>>>>>

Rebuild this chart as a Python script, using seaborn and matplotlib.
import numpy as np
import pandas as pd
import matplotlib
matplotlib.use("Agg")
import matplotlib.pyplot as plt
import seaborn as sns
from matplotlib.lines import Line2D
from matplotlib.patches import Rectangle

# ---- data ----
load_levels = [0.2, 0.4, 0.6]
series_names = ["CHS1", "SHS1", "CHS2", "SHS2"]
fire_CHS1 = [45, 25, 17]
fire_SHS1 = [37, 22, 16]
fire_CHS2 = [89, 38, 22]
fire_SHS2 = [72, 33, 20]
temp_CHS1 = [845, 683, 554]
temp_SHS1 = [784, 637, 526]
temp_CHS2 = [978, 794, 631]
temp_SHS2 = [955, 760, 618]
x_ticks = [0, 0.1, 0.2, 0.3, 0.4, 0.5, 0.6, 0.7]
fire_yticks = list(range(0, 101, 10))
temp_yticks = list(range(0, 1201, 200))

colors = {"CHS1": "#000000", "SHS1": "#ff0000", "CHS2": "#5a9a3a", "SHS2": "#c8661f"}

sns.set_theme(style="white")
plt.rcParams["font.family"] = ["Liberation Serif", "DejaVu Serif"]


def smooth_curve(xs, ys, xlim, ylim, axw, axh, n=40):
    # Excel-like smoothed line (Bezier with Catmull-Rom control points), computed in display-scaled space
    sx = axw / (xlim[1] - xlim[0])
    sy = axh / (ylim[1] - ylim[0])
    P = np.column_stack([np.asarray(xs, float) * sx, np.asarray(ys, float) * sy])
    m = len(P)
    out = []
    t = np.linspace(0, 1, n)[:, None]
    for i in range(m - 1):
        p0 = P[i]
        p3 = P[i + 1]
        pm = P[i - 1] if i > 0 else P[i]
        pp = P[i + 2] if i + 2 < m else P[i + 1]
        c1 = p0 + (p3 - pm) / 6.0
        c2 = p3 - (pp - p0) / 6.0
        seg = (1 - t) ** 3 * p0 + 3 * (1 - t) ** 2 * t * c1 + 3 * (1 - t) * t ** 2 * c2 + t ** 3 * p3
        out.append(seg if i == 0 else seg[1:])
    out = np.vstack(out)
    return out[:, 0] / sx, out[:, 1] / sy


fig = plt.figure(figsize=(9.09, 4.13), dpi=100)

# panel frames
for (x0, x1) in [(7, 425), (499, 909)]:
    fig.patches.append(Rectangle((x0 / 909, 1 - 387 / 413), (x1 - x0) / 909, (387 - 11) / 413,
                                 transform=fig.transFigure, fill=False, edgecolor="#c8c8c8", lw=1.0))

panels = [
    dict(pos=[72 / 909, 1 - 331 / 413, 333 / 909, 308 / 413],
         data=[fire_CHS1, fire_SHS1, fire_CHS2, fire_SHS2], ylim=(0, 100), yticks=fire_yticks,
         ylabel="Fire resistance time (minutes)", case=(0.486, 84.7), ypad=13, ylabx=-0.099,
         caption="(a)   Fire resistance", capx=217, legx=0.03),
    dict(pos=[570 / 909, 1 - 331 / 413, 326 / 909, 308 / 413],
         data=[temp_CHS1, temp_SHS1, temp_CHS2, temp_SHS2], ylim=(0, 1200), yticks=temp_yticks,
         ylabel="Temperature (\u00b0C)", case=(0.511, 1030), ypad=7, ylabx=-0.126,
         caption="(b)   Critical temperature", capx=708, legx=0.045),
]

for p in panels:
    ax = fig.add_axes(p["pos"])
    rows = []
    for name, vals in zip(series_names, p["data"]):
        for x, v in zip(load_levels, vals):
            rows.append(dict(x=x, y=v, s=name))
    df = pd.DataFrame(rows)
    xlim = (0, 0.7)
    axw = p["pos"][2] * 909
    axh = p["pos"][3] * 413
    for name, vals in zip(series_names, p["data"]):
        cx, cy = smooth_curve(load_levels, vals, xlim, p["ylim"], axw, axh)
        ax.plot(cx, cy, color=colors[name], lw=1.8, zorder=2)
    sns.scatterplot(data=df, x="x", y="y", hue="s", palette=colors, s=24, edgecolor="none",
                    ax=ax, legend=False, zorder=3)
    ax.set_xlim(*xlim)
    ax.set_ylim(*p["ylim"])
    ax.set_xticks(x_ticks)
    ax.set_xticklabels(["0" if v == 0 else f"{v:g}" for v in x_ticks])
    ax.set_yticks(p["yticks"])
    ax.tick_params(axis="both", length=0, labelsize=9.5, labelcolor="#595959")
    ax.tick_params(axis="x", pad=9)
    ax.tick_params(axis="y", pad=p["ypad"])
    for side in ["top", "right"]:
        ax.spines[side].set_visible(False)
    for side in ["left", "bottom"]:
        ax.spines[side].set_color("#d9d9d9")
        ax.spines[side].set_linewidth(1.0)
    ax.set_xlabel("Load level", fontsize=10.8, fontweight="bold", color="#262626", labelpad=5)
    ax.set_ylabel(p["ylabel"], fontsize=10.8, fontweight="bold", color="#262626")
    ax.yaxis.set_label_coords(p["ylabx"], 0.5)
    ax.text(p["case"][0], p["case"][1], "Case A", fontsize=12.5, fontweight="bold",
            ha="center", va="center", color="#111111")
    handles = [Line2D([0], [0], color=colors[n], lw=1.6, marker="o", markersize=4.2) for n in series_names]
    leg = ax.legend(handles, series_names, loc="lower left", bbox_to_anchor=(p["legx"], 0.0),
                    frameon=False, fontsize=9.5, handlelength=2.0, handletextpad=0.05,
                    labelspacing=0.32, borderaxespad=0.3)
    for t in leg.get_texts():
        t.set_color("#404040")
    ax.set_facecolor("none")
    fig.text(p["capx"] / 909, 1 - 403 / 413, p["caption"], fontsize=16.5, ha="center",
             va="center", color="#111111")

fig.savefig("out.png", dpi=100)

<<<<<
>>>>>

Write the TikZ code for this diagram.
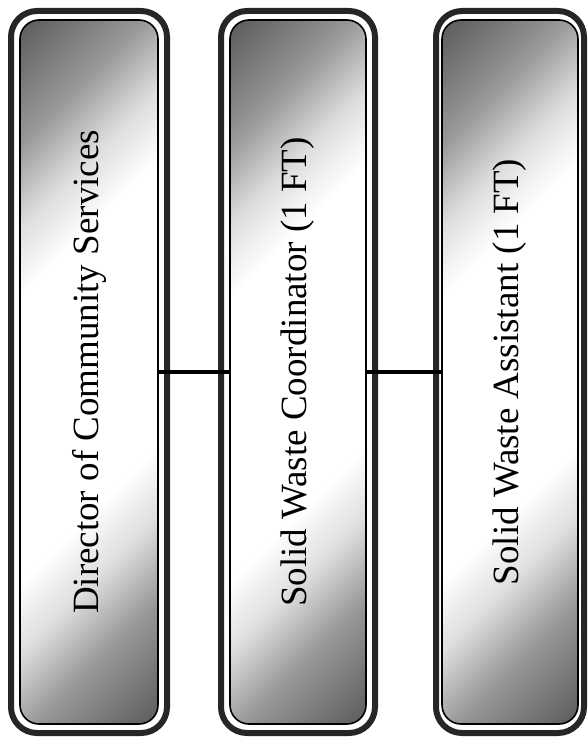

<<<<<

◆ **Task**
Repeat exactly the lines running from the one with "Rebuild this chart" through the one with "from matplotlib.patches import Rectangle", both included.

◆ **Completed exercise**
Rebuild this chart as a Python script, using seaborn and matplotlib.
import numpy as np
import pandas as pd
import matplotlib
matplotlib.use("Agg")
import matplotlib.pyplot as plt
import seaborn as sns
from matplotlib.lines import Line2D
from matplotlib.patches import Rectangle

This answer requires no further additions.